§ Do this: Transcribe all of the material below word for word and leave out its pictures.

§ Recorded data:

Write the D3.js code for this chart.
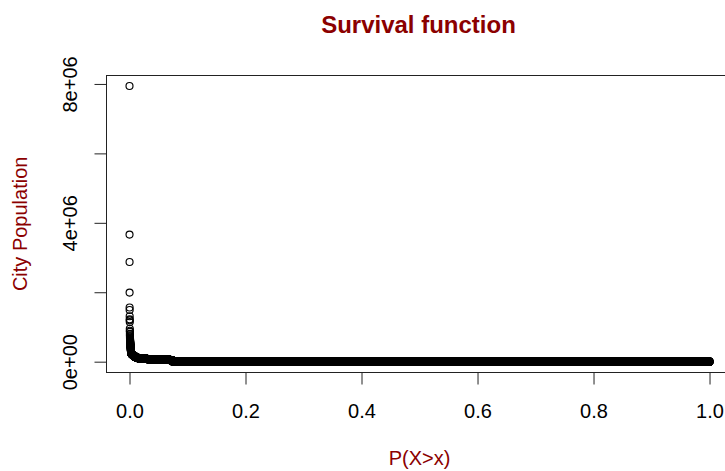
<!DOCTYPE html>
<html>
<head>
<meta charset="utf-8">
<script src="https://cdn.jsdelivr.net/npm/d3@7"></script>
<style>
  html, body { margin: 0; padding: 0; background: #fff; }
  svg { display: block; }
  text { font-family: "Liberation Sans", Arial, sans-serif; }
</style>
</head>
<body>
<script>
// ---- data ----
// Largest cities, population listed individually
const topPop = [7940000, 3660000, 2870000, 1990000, 1560000, 1490000, 1310000, 1220000,
  1190000, 1140000, 950000, 890000, 860000, 800000, 760000, 730000, 700000, 670000, 650000,
  640000, 620000, 600000, 590000, 570000, 560000,
  550000, 540000, 520000, 510000, 500000, 490000, 480000, 470000, 460000, 450000, 440000,
  430000, 420000, 410000, 400000, 390000, 380000, 370000, 360000, 350000, 340000, 330000,
  320000, 310000, 300000, 290000, 280000, 270000, 260000, 255000, 250000];
// Remaining cities, grouped by (approximate) population level and count
const tierPop = [240000, 230000, 220000, 210000, 200000, 190000, 180000, 170000, 160000,
  150000, 140000, 130000, 120000, 110000, 100000, 95000, 90000, 85000, 80000, 75000, 70000,
  65000, 60000, 55000, 50000, 45000,
  9000, 7000, 5500, 4200, 3200, 2400, 1700, 1100, 600, 250];
const tierCount = [8, 10, 10, 12, 12, 14, 14, 16, 16, 18, 20, 22, 26, 30, 40, 50, 50, 70,
  90, 110, 120, 130, 140, 140, 130, 67,
  1200, 1600, 2000, 2200, 2400, 2400, 2300, 2000, 1500, 375];
const xTicks = [0, 0.2, 0.4, 0.6, 0.8, 1.0];
const xTickLabels = ["0.0", "0.2", "0.4", "0.6", "0.8", "1.0"];
const yTicks = [0, 2e6, 4e6, 6e6, 8e6];
const yTickLabels = ["0e+00", "", "4e+06", "", "8e+06"];
const titleText = "Survival function";
const xLabel = "P(X>x)";
const yLabel = "City Population";

// ---- build sorted population list and its survival probabilities ----
const pops = topPop.slice();
tierPop.forEach((p, i) => { for (let k = 0; k < tierCount[i]; k++) pops.push(p); });
pops.sort((a, b) => b - a);
const n = pops.length;
const points = pops.map((p, i) => ({ prob: i / n, pop: p }));

// ---- layout ----
const W = 725, H = 471;
const box = { left: 106.3, right: 732.7, top: 75, bottom: 372.7 };
const darkred = "#8B0000";

const svg = d3.select("body").append("svg").attr("width", W).attr("height", H);

const xExt = d3.extent(points, d => d.prob);
const yExt = d3.extent(points, d => d.pop);
const xPad = (xExt[1] - xExt[0]) * 0.04, yPad = (yExt[1] - yExt[0]) * 0.04;
const x = d3.scaleLinear().domain([xExt[0] - xPad, xExt[1] + xPad]).range([box.left, box.right]);
const y = d3.scaleLinear().domain([yExt[0] - yPad, yExt[1] + yPad]).range([box.bottom, box.top]);

// points
svg.append("g")
  .selectAll("circle")
  .data(points)
  .join("circle")
  .attr("cx", d => x(d.prob))
  .attr("cy", d => y(d.pop))
  .attr("r", 3.5)
  .attr("fill", "none")
  .attr("stroke", "#000")
  .attr("stroke-width", 1.15);

// box
svg.append("rect")
  .attr("x", 106.5).attr("y", 75.5)
  .attr("width", box.right - 106.5).attr("height", 372.5 - 75.5)
  .attr("fill", "none").attr("stroke", "#222").attr("stroke-width", 1);

// x axis
const xAxis = d3.axisBottom(x).tickValues(xTicks).tickSize(12)
  .tickFormat((d, i) => xTickLabels[i]);
const gx = svg.append("g").attr("transform", "translate(0,372.5)").call(xAxis);
gx.select(".domain").remove();
gx.selectAll(".tick line").attr("stroke", "#222");
gx.selectAll(".tick text").attr("font-size", 20).attr("fill", "#000")
  .attr("font-family", "Liberation Sans, Arial, sans-serif")
  .attr("dy", null).attr("y", 45.5);

// y axis
const yAxis = d3.axisLeft(y).tickValues(yTicks).tickSize(12)
  .tickFormat((d, i) => yTickLabels[i]);
const gy = svg.append("g").attr("transform", "translate(106.5,0)").call(yAxis);
gy.select(".domain").remove();
gy.selectAll(".tick line").attr("stroke", "#222");
gy.selectAll(".tick text").attr("font-size", 20).attr("fill", "#000")
  .attr("font-family", "Liberation Sans, Arial, sans-serif")
  .attr("x", null).attr("dy", null)
  .attr("text-anchor", "middle")
  .attr("transform", "translate(-29.5,0) rotate(-90)");

// title and labels
const cx = (box.left + box.right) / 2;
svg.append("text").attr("x", cx - 1).attr("y", 33)
  .attr("text-anchor", "middle").attr("font-size", 24).attr("font-weight", "bold")
  .attr("fill", darkred).text(titleText);
svg.append("text").attr("x", cx).attr("y", 465)
  .attr("text-anchor", "middle").attr("font-size", 20)
  .attr("fill", darkred).text(xLabel);
svg.append("text")
  .attr("transform", `translate(27,${(box.top + box.bottom) / 2}) rotate(-90)`)
  .attr("text-anchor", "middle").attr("font-size", 20)
  .attr("fill", darkred).text(yLabel);
</script>
</body>
</html>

§ Response:
Write the D3.js code for this chart.
<!DOCTYPE html>
<html>
<head>
<meta charset="utf-8">
<script src="https://cdn.jsdelivr.net/npm/d3@7"></script>
<style>
  html, body { margin: 0; padding: 0; background: #fff; }
  svg { display: block; }
  text { font-family: "Liberation Sans", Arial, sans-serif; }
</style>
</head>
<body>
<script>
// ---- data ----
// Largest cities, population listed individually
const topPop = [7940000, 3660000, 2870000, 1990000, 1560000, 1490000, 1310000, 1220000,
  1190000, 1140000, 950000, 890000, 860000, 800000, 760000, 730000, 700000, 670000, 650000,
  640000, 620000, 600000, 590000, 570000, 560000,
  550000, 540000, 520000, 510000, 500000, 490000, 480000, 470000, 460000, 450000, 440000,
  430000, 420000, 410000, 400000, 390000, 380000, 370000, 360000, 350000, 340000, 330000,
  320000, 310000, 300000, 290000, 280000, 270000, 260000, 255000, 250000];
// Remaining cities, grouped by (approximate) population level and count
const tierPop = [240000, 230000, 220000, 210000, 200000, 190000, 180000, 170000, 160000,
  150000, 140000, 130000, 120000, 110000, 100000, 95000, 90000, 85000, 80000, 75000, 70000,
  65000, 60000, 55000, 50000, 45000,
  9000, 7000, 5500, 4200, 3200, 2400, 1700, 1100, 600, 250];
const tierCount = [8, 10, 10, 12, 12, 14, 14, 16, 16, 18, 20, 22, 26, 30, 40, 50, 50, 70,
  90, 110, 120, 130, 140, 140, 130, 67,
  1200, 1600, 2000, 2200, 2400, 2400, 2300, 2000, 1500, 375];
const xTicks = [0, 0.2, 0.4, 0.6, 0.8, 1.0];
const xTickLabels = ["0.0", "0.2", "0.4", "0.6", "0.8", "1.0"];
const yTicks = [0, 2e6, 4e6, 6e6, 8e6];
const yTickLabels = ["0e+00", "", "4e+06", "", "8e+06"];
const titleText = "Survival function";
const xLabel = "P(X>x)";
const yLabel = "City Population";

// ---- build sorted population list and its survival probabilities ----
const pops = topPop.slice();
tierPop.forEach((p, i) => { for (let k = 0; k < tierCount[i]; k++) pops.push(p); });
pops.sort((a, b) => b - a);
const n = pops.length;
const points = pops.map((p, i) => ({ prob: i / n, pop: p }));

// ---- layout ----
const W = 725, H = 471;
const box = { left: 106.3, right: 732.7, top: 75, bottom: 372.7 };
const darkred = "#8B0000";

const svg = d3.select("body").append("svg").attr("width", W).attr("height", H);

const xExt = d3.extent(points, d => d.prob);
const yExt = d3.extent(points, d => d.pop);
const xPad = (xExt[1] - xExt[0]) * 0.04, yPad = (yExt[1] - yExt[0]) * 0.04;
const x = d3.scaleLinear().domain([xExt[0] - xPad, xExt[1] + xPad]).range([box.left, box.right]);
const y = d3.scaleLinear().domain([yExt[0] - yPad, yExt[1] + yPad]).range([box.bottom, box.top]);

// points
svg.append("g")
  .selectAll("circle")
  .data(points)
  .join("circle")
  .attr("cx", d => x(d.prob))
  .attr("cy", d => y(d.pop))
  .attr("r", 3.5)
  .attr("fill", "none")
  .attr("stroke", "#000")
  .attr("stroke-width", 1.15);

// box
svg.append("rect")
  .attr("x", 106.5).attr("y", 75.5)
  .attr("width", box.right - 106.5).attr("height", 372.5 - 75.5)
  .attr("fill", "none").attr("stroke", "#222").attr("stroke-width", 1);

// x axis
const xAxis = d3.axisBottom(x).tickValues(xTicks).tickSize(12)
  .tickFormat((d, i) => xTickLabels[i]);
const gx = svg.append("g").attr("transform", "translate(0,372.5)").call(xAxis);
gx.select(".domain").remove();
gx.selectAll(".tick line").attr("stroke", "#222");
gx.selectAll(".tick text").attr("font-size", 20).attr("fill", "#000")
  .attr("font-family", "Liberation Sans, Arial, sans-serif")
  .attr("dy", null).attr("y", 45.5);

// y axis
const yAxis = d3.axisLeft(y).tickValues(yTicks).tickSize(12)
  .tickFormat((d, i) => yTickLabels[i]);
const gy = svg.append("g").attr("transform", "translate(106.5,0)").call(yAxis);
gy.select(".domain").remove();
gy.selectAll(".tick line").attr("stroke", "#222");
gy.selectAll(".tick text").attr("font-size", 20).attr("fill", "#000")
  .attr("font-family", "Liberation Sans, Arial, sans-serif")
  .attr("x", null).attr("dy", null)
  .attr("text-anchor", "middle")
  .attr("transform", "translate(-29.5,0) rotate(-90)");

// title and labels
const cx = (box.left + box.right) / 2;
svg.append("text").attr("x", cx - 1).attr("y", 33)
  .attr("text-anchor", "middle").attr("font-size", 24).attr("font-weight", "bold")
  .attr("fill", darkred).text(titleText);
svg.append("text").attr("x", cx).attr("y", 465)
  .attr("text-anchor", "middle").attr("font-size", 20)
  .attr("fill", darkred).text(xLabel);
svg.append("text")
  .attr("transform", `translate(27,${(box.top + box.bottom) / 2}) rotate(-90)`)
  .attr("text-anchor", "middle").attr("font-size", 20)
  .attr("fill", darkred).text(yLabel);
</script>
</body>
</html>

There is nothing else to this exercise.